Già era in Apuleio, per ossequio alla milesia, l’allusione sessuale. Psyche è di “insatiabili animo”, curiosa “Guardava stupita le armi del marito e, tratta una freccia dalla faretra, volle provare la punta sul polpastrello del pollice”. L’erotismo è la chiave che disserra le porte dell’inconscio, con buona pace di Freud. Bella è in continua avvertenza erotica: considera sacrificio del padre non molestare le figlie, si chiede con speranzoso compiacimento “Chi l’avrebbe conquistata padre o bruto?”, è quasi delusa dall’irreprensibilità della Bestia “Ovviamente lo sapeva che sarebbe stato selvatico e pericoloso e puzzolente. Non aveva previsto invece questo ménage animalesco ma galante”. Bella è irrequieta per la convivenza “annacquata, desiderosa di essere amata di un amore tutto per sé. O di sé? Torna Psyche con la sua hybris.
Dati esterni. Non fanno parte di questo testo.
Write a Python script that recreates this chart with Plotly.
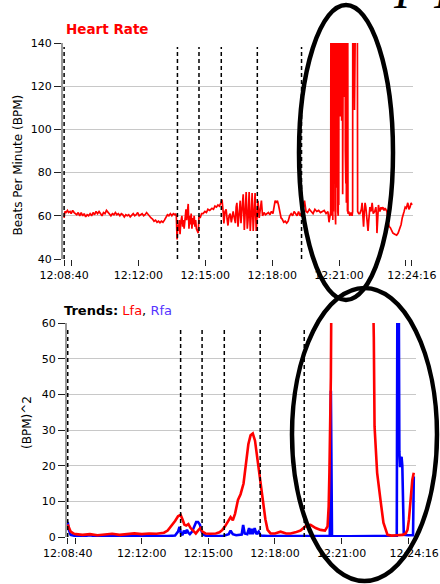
import pandas as pd
import plotly.graph_objects as go

BASE = "2024-01-01 "
START = "12:08:40"
END = "12:24:16"

# Heart rate: (seconds after 12:08:40, beats per minute)
HR_POINTS = [
    (0, 59), (2, 62), (5, 61.5), (9, 62.5), (12, 61.5), (16, 62), (19, 61), (23, 62.5), (27, 61.5), (30, 61),
    (34, 60.5), (38, 61.5), (42, 60), (46, 61.5), (50, 60), (54, 61), (58, 59.5), (62, 60.5), (66, 60), (70, 61),
    (74, 60), (78, 61.5), (82, 60.5), (86, 62), (90, 61), (94, 62), (98, 61), (102, 60), (106, 61.5), (110, 61),
    (114, 62.5), (118, 61.5), (122, 61), (126, 60), (130, 61), (134, 60.5), (138, 61.5), (142, 60.5), (146, 61),
    (150, 60), (154, 61), (158, 60.5), (162, 59.5), (166, 60.5), (170, 60), (174, 60.5), (178, 59.5), (182, 60.5),
    (186, 61), (190, 60), (194, 60.5), (198, 61.5), (202, 60), (206, 60.5), (210, 61), (214, 60), (218, 60.5),
    (222, 61.5), (226, 60.5), (230, 59.5), (234, 59), (238, 58.5), (242, 57.5), (246, 58), (250, 57), (254, 57.5),
    (258, 56.8), (262, 57.5), (266, 57), (270, 58), (274, 59), (278, 60.5), (282, 60), (286, 61), (290, 60),
    (294, 61), (298, 60.5), (300, 61),
    (302, 60), (304, 49), (306, 56), (308, 53), (310, 58), (312, 51.5), (314, 57), (317, 60), (319, 55), (321, 58),
    (323, 54), (325, 60), (328, 63), (330, 58), (332, 62), (334, 65.5), (336, 54), (338, 60), (340, 56), (342, 61),
    (344, 54), (346, 59), (348, 56), (350, 60), (352, 55), (354, 58), (356, 54), (358, 53), (361, 52), (363, 60),
    (366, 59), (370, 61),
    (374, 61), (379, 62), (383, 61.5), (387, 63), (392, 62.5), (398, 63.5), (402, 63), (406, 64.5), (410, 64),
    (414, 65), (418, 64.5), (422, 66), (425, 67.5), (428, 62), (430, 56.5), (433, 62), (436, 63), (439, 58),
    (441, 55.5), (444, 60), (447, 61), (450, 57), (452, 59), (455, 62), (457, 60), (461, 56.6), (463, 64),
    (465, 66), (468, 55), (471, 60), (474, 67), (476, 56.6), (479, 63), (482, 70), (485, 53.4), (487, 60),
    (490, 71), (493, 54), (495, 58), (498, 71), (501, 53), (504, 62), (506, 70.5), (509, 53), (512, 64),
    (514, 70.5), (517, 53), (519, 60), (522, 67), (525, 59), (528, 63), (531, 67), (534, 60), (538, 61.5),
    (542, 60.5), (546, 61), (550, 61.5), (554, 60.5), (558, 62), (562, 61), (565, 64), (568, 67), (571, 66),
    (574, 67), (577, 65), (581, 62), (584, 59), (587, 58.5), (591, 57), (595, 57.5), (599, 56.6), (603, 57.5),
    (607, 60), (611, 61), (615, 60), (619, 62), (623, 61), (627, 60), (631, 62), (635, 60), (639, 61.5),
    (643, 63), (647, 67), (651, 62), (655, 61.5), (660, 63), (665, 62), (670, 61), (675, 63), (680, 62),
    (685, 62.5), (690, 61.5), (695, 62), (700, 62.5), (705, 61), (710, 62), (713, 57), (716, 61),
    (717.5, 62), (718.2, 180), (719, 62), (719.7, 180), (720.4, 60), (721.1, 180), (721.8, 64), (722.5, 180),
    (723.2, 58), (723.9, 180), (724.6, 62), (725.3, 180), (727, 80), (728.7, 180), (729.4, 63), (730.1, 180),
    (730.8, 56), (731.5, 180), (733.6, 73), (735.7, 180), (736.4, 62), (737.1, 180), (737.8, 60), (738.5, 180),
    (739.2, 65), (739.9, 180), (742.5, 106), (745, 180), (747, 104), (749, 180), (749.7, 70), (750.4, 180),
    (751.1, 85), (751.8, 180), (754, 115), (756.2, 180), (756.9, 90), (757.6, 180), (758.3, 75), (759, 180),
    (759.7, 66), (760.4, 180), (761.1, 80), (761.8, 180), (762.5, 62), (763.2, 180), (764, 61), (766, 62),
    (769, 60), (772, 61.5), (775, 60), (776.5, 62), (777, 180), (780, 180), (781.5, 109), (783.5, 180),
    (784.5, 150), (785.5, 180), (786.5, 140), (787.5, 180), (789, 180), (790, 62),
    (793, 61), (796, 61), (800, 63), (802, 66), (804, 60), (806, 55), (808, 62), (810, 66), (812, 64), (815, 59),
    (818, 53), (820, 58), (823, 64), (826, 62), (829, 66), (832, 61), (836, 62), (839, 64), (841, 60), (842, 52),
    (844, 58), (846, 65), (848, 63), (850, 62), (853, 64), (855, 63), (858, 64), (861, 62.5), (864, 63.5),
    (867, 62), (869, 62), (872, 57), (875, 55), (878, 54.5), (882, 53), (885, 52), (890, 51.5), (895, 51),
    (899, 52), (903, 54), (907, 56), (910, 59), (912, 61), (915, 62), (918, 64), (921, 63.5), (925, 66),
    (928, 63), (931, 64), (934, 66), (936, 65),
]

# Trends: (seconds after 12:08:40, (BPM)^2)
LFA_POINTS = [
    (0, 3.5), (3, 2.5), (8, 1.5), (15, 1), (22, 0.8), (40, 0.6), (60, 0.8), (80, 0.5), (100, 0.7), (120, 0.9),
    (140, 0.6), (160, 0.8), (180, 1), (200, 0.8), (220, 1), (240, 0.9), (260, 1.2), (270, 1.8), (280, 3),
    (290, 4.5), (298, 5.8), (305, 6.2), (310, 5), (315, 3.5), (320, 3.2), (326, 3.6), (332, 2.5), (340, 1.5),
    (346, 1), (352, 1.8), (358, 2.5), (364, 1.5), (372, 1), (385, 0.9), (400, 1), (410, 1.3), (418, 2),
    (425, 3), (432, 4.2), (440, 5.6), (446, 4.7), (452, 6.5), (460, 10.4), (467, 12), (475, 15), (481, 20),
    (488, 26), (494, 28.5), (500, 29), (506, 27), (512, 22), (518, 17), (524, 12), (529, 8.5), (534, 5),
    (540, 2), (548, 1), (560, 1), (575, 1.5), (590, 1), (602, 1), (615, 1.3), (629, 1.8), (637, 2.5),
    (645, 3.3), (656, 3.4), (670, 2.5), (683, 2), (695, 1.8), (702, 3), (705, 8.5), (707, 18), (709, 27),
    (711, 45), (713, 80), (760, 80), (826, 62), (827, 56), (829, 31), (831, 27), (836, 18), (845, 10.4),
    (853, 4), (864, 0.6), (875, 0.4), (890, 0.5), (905, 0.6), (913, 1), (918, 2), (922, 5), (926, 11),
    (931, 16), (935, 18),
]
RFA_POINTS = [
    (0, 4.2), (3, 2), (8, 0.6), (20, 0.3), (40, 0.2), (60, 0.5), (70, 0.3), (90, 0.2), (110, 0.4), (130, 0.2),
    (150, 0.3), (170, 0.2), (190, 0.4), (210, 0.2), (230, 0.3), (250, 0.2), (270, 0.3), (290, 0.4), (298, 1.5),
    (302, 2.8), (306, 1), (310, 0.5), (314, 1.8), (318, 1), (322, 2), (326, 1.2), (330, 0.8), (336, 1.5),
    (342, 3), (347, 4.2), (352, 4.2), (357, 3.5), (362, 1.5), (368, 0.6), (375, 0.3), (400, 0.2), (420, 0.3),
    (435, 0.8), (440, 1.8), (446, 0.8), (455, 0.5), (470, 0.7), (474, 3.4), (478, 1), (485, 0.8), (490, 2.5),
    (493, 0.8), (497, 2.3), (500, 0.8), (505, 2.5), (510, 0.8), (516, 1.5), (521, 0.4), (540, 0.3), (600, 0.2),
    (660, 0.3), (708, 0.3), (711, 41), (714, 0.3), (760, 0.2), (830, 0.3), (889, 0.3), (891, 80), (894, 80),
    (896, 24), (898, 19.6), (900, 22), (902, 22.5), (904, 20), (906, 2), (908, 0.6), (920, 0.5), (933, 0.5),
    (935, 17),
]

MARKERS = ["12:08:40", "12:13:45", "12:14:43", "12:15:43", "12:17:20", "12:19:19"]
TICK_TIMES = ["12:08:40", "12:09:00", "12:12:00", "12:15:00", "12:18:00", "12:21:00", "12:24:00", "12:24:16"]
TICK_TEXT = ["12:08:40", "", "12:12:00", "12:15:00", "12:18:00", "12:21:00", "", "12:24:16"]
HR_TICKS = [40, 60, 80, 100, 120, 140]
TR_TICKS = [0, 10, 20, 30, 40, 50, 60]

W, H = 440, 584
base = pd.Timestamp(BASE + START)


def to_time(points):
    return [base + pd.to_timedelta(p[0], unit="s") for p in points]


def px(xp):
    return xp / W


def py(yp):
    return (H - yp) / H


fig = go.Figure()
fig.add_trace(go.Scatter(x=to_time(HR_POINTS), y=[p[1] for p in HR_POINTS], mode="lines",
                         line=dict(color="#ff0000", width=1.7), xaxis="x", yaxis="y", showlegend=False))
fig.add_trace(go.Scatter(x=to_time(RFA_POINTS), y=[p[1] for p in RFA_POINTS], mode="lines",
                         line=dict(color="#0000ff", width=2.6), xaxis="x2", yaxis="y2", showlegend=False))
fig.add_trace(go.Scatter(x=to_time(LFA_POINTS), y=[p[1] for p in LFA_POINTS], mode="lines",
                         line=dict(color="#ff0000", width=2.6), xaxis="x2", yaxis="y2", showlegend=False))

tickvals = [BASE + t for t in TICK_TIMES]
font_tick = dict(family="DejaVu Sans", size=11, color="#000")

xcommon = dict(type="date", tickvals=tickvals, ticktext=TICK_TEXT, ticks="outside", ticklen=6,
               tickcolor="#222", tickwidth=1, showgrid=False, showline=False, zeroline=False,
               tickfont=font_tick, automargin=False)
ycommon = dict(ticks="outside", ticklen=7, tickcolor="#222", tickwidth=1, showgrid=True,
               gridcolor="#c8c8c8", gridwidth=1, showline=True, linecolor="#9a9a9a", linewidth=2,
               zeroline=False, tickfont=font_tick, automargin=False)

end_ts = pd.Timestamp(BASE + END)
fig.update_layout(
    width=W, height=H, margin=dict(l=0, r=0, t=0, b=0),
    paper_bgcolor="white", plot_bgcolor="white",
    xaxis=dict(domain=[px(63), px(413)], anchor="y",
               range=[base - pd.Timedelta(seconds=3), end_ts + pd.Timedelta(seconds=3)], **xcommon),
    yaxis=dict(domain=[py(259), py(43)], anchor="x", range=[40, 140], tickvals=HR_TICKS, **ycommon),
    xaxis2=dict(domain=[px(67), px(416)], anchor="y2",
                range=[base - pd.Timedelta(seconds=2), end_ts + pd.Timedelta(seconds=5)], **xcommon),
    yaxis2=dict(domain=[py(537), py(323)], anchor="x2", range=[0, 60], tickvals=TR_TICKS, **ycommon),
)

shapes = []
for m in MARKERS:
    t = BASE + m
    shapes.append(dict(type="line", xref="x", yref="paper", x0=t, x1=t, y0=py(259), y1=py(47),
                       line=dict(color="#000", width=1.5, dash="4px,3px")))
    shapes.append(dict(type="line", xref="x2", yref="paper", x0=t, x1=t, y0=py(537), y1=py(327),
                       line=dict(color="#000", width=1.5, dash="4px,3px")))
# hand-drawn emphasis ellipses
shapes.append(dict(type="circle", xref="paper", yref="paper", x0=px(299), x1=px(393), y0=py(300), y1=py(5),
                   line=dict(color="#000", width=4.5)))
shapes.append(dict(type="circle", xref="paper", yref="paper", x0=px(292), x1=px(437), y0=py(581), y1=py(288),
                   line=dict(color="#000", width=4.5)))
fig.update_layout(shapes=shapes)

annotations = [
    dict(text="<b>Heart Rate</b>", x=px(64), y=py(29), xref="paper", yref="paper", xanchor="left",
         yanchor="middle", showarrow=False, font=dict(family="DejaVu Sans", size=13.5, color="#ff0000")),
    dict(text="<b>Trends:</b> <span style='color:#ff0000'>Lfa</span>, <span style='color:#5533ff'>Rfa</span>",
         x=px(62), y=py(310), xref="paper", yref="paper", xanchor="left", yanchor="middle", showarrow=False,
         font=dict(family="DejaVu Sans", size=13, color="#000")),
    dict(text="Beats Per Minute (BPM)", x=px(17.5), y=py(165), xref="paper", yref="paper", textangle=-90,
         xanchor="center", yanchor="middle", showarrow=False, font=dict(family="DejaVu Sans", size=12, color="#000")),
    dict(text="(BPM)^2", x=px(27), y=py(423), xref="paper", yref="paper", textangle=-90,
         xanchor="center", yanchor="middle", showarrow=False, font=dict(family="DejaVu Sans", size=12, color="#000")),
    dict(text="<i>I</i>", x=px(402), y=py(-9), xref="paper", yref="paper", xanchor="center", yanchor="middle",
         showarrow=False, font=dict(family="Liberation Serif", size=48, color="#000")),
    dict(text="<i>I</i>", x=px(442), y=py(-9), xref="paper", yref="paper", xanchor="center", yanchor="middle",
         showarrow=False, font=dict(family="Liberation Serif", size=48, color="#000")),
]
fig.update_layout(annotations=annotations)

fig.write_html("out.html", config={"displayModeBar": False},
               post_script="document.body.style.margin='0px';document.body.style.overflow='hidden';")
“E se fosse stato possibile guarirlo, se fosse stato possibile riportarlo indietro dal baratro della morte? A Bella piaceva un sacco l’immagine di lei che girava fieramente le spalle ai bei tomi del villaggio…”.
Il principe è davanti a lei – che lo avrebbe voluto anche Bestia – bello e con la “mascella volitiva” ed è una sua creatura. Chi deve stupirsi se poi quel Principe l’aggredisce? Non Bella, suggerisce Cunningham. Non Bella, che conteneva in sé il desiderio bestiale, che partorisce un altro sé, che in spregio della lampada di Psyche caccia fuori dalla scena ciò che la natura aveva preservato: la Bellezza. Ogni amore è amore di sé, riflette un bisogno primario e oscuro dell’io: lo specchio d’acqua del Principe, un Narciso degno erede di Wilde, ha la superficie increspata. Così la dualità “La Belle e la Bête” viene tradita e tradotta nel plurale “Bestie”.
La Bruttezza ha asilo nella Bellezza. A Cunningham più che la psicanalisi fa eco Virginia Woolf che nello stupendo suo “Orlando” afferma “Perchè l’amore ha due parti di ogni membro e l’uno è l’esatto opposto dell’altro. Eppure, essi sono così strettamente connessi che non è possibile separarli“.